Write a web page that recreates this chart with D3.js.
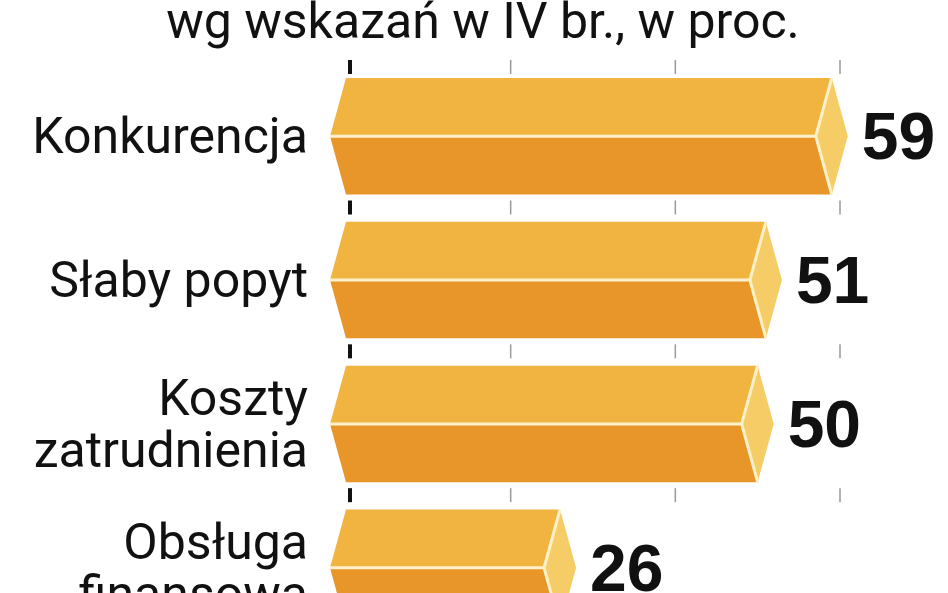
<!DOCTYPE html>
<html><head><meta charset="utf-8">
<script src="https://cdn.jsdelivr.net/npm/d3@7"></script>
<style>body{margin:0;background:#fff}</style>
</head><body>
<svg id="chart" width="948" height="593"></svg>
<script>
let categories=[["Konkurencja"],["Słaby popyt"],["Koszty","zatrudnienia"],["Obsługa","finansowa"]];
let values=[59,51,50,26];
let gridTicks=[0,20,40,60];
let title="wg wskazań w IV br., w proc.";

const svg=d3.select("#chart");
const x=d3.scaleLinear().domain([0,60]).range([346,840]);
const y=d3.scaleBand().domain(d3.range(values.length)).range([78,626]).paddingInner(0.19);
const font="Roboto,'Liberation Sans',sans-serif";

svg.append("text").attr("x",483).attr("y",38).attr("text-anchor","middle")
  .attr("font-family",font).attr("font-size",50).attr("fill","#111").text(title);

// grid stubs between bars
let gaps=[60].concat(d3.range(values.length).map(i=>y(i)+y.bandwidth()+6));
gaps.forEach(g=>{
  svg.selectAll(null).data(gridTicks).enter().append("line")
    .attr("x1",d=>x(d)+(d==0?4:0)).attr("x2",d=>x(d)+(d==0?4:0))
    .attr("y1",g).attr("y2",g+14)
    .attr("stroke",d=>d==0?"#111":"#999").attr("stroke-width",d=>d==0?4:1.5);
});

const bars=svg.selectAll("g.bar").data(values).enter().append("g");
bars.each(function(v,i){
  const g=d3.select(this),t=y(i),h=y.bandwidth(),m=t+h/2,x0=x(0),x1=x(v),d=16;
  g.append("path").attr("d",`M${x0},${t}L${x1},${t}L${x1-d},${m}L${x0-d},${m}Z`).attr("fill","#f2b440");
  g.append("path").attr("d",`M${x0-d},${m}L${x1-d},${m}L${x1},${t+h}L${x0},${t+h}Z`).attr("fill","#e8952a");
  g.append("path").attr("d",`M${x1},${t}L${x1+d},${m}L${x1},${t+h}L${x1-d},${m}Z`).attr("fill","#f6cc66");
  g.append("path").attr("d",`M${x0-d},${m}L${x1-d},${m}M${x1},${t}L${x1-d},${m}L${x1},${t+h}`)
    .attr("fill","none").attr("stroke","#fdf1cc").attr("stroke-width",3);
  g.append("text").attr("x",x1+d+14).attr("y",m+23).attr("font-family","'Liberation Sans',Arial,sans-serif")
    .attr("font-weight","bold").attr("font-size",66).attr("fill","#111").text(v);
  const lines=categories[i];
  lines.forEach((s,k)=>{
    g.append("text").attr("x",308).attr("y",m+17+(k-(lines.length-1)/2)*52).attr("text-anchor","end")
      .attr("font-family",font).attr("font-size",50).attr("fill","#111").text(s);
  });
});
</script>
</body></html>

--

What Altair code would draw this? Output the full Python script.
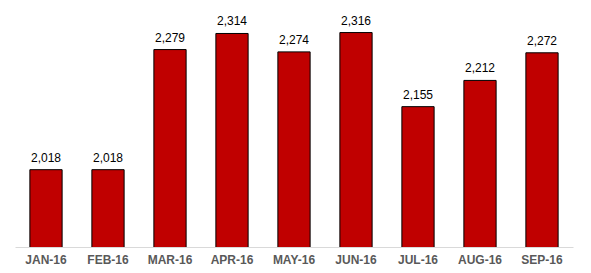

> _INSTRUCTION_:
Copy out every line from the data above that has "this" in it.

> _RESPONSE_:
Write a web page that recreates this chart with D3.js.
  const g=d3.select(this),t=y(i),h=y.bandwidth(),m=t+h/2,x0=x(0),x1=x(v),d=16;
What Altair code would draw this? Output the full Python script.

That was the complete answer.